As he says, “I was there to help poor people but I was also there to earn a presidential pardon.”
In a piece posted on the website of the Rod Serling Memorial Foundation, under the subtitle: Lessons Rod Serling Taught Me, Steve writes:
It was during those fear-filled years that I sometimes thought about Rod Serling . . . His stories, taught important lessons about ethics and taking personal responsibility for humanity’s condition . . . The power of kindness, forgiveness and compassion . . . how each and every one of us, whether religious or irreligious, can triumph over the seeming inevitability of personal moral failure. What it takes is the capacity, despite the seeming omnipotence of the Powers Of Darkness, to keep believing in our own decency. If we can be generous and forgiving to ourselves, if we can hang on to a belief in our essential self-worth and goodness, simple charity will compel us to recognize the worth and goodness of others. This awareness will prevent us from becoming consumed by hatred. Unwilling to hate, we will behave morally. In the chaos of a frightened, angry society, holding tight to such beliefs will save us—and will ultimately save the world.
Mr. Trimm acknowledges other writers who also helped him—Thoreau, Twain, and Vonnegut—but says it was my dad who kept him going. “He taught us to persevere, to look for the hope running beneath the surface of terrible events . . . even when hope seems preposterous, never to give up on ourselves and never to give up on our fellow man . . . I was writing to Rod Serling from that church basement in Schenectady to thank him for helping save my life.”
I don’t think my father ever received Mr. Trimm’s letter. There was much chaos and confusion in those months before he died. But this letter would have touched him deeply, and I know unequivocally that as soon as he read it he would have responded.

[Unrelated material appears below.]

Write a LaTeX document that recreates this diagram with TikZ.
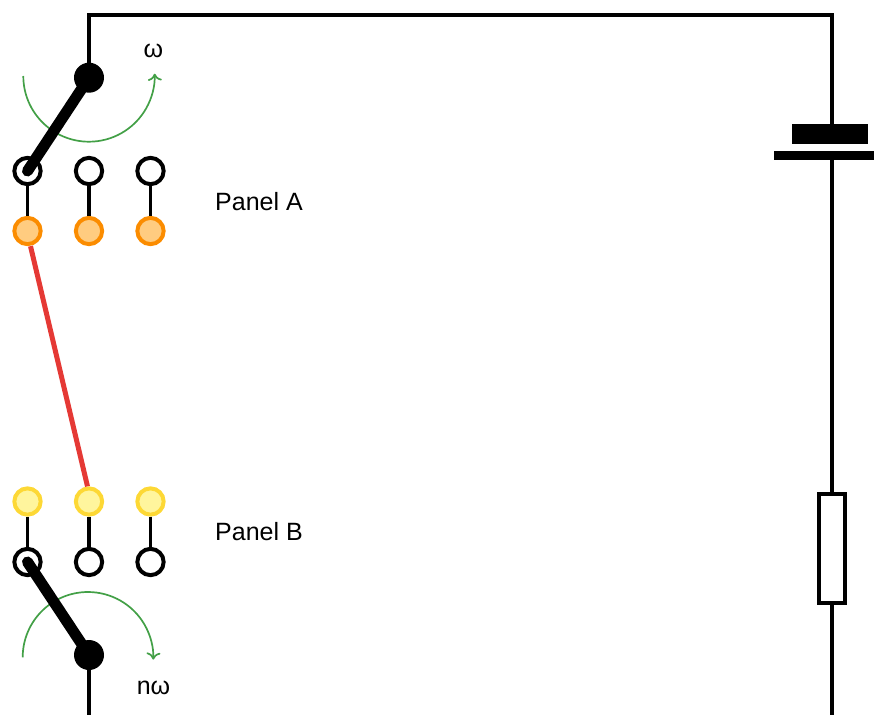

There were other Steve Trimms back then, other young kids whose spirits were broken, whose ideals and beliefs were conflicted and doubted and challenged, who felt they were living in a world of madness—a world that seemed to have lost all reason. What my dad never knew, and what I have learned, is that he made an enormous difference in their lives. In some dreadfully dark hours, my father’s words made it through and helped them.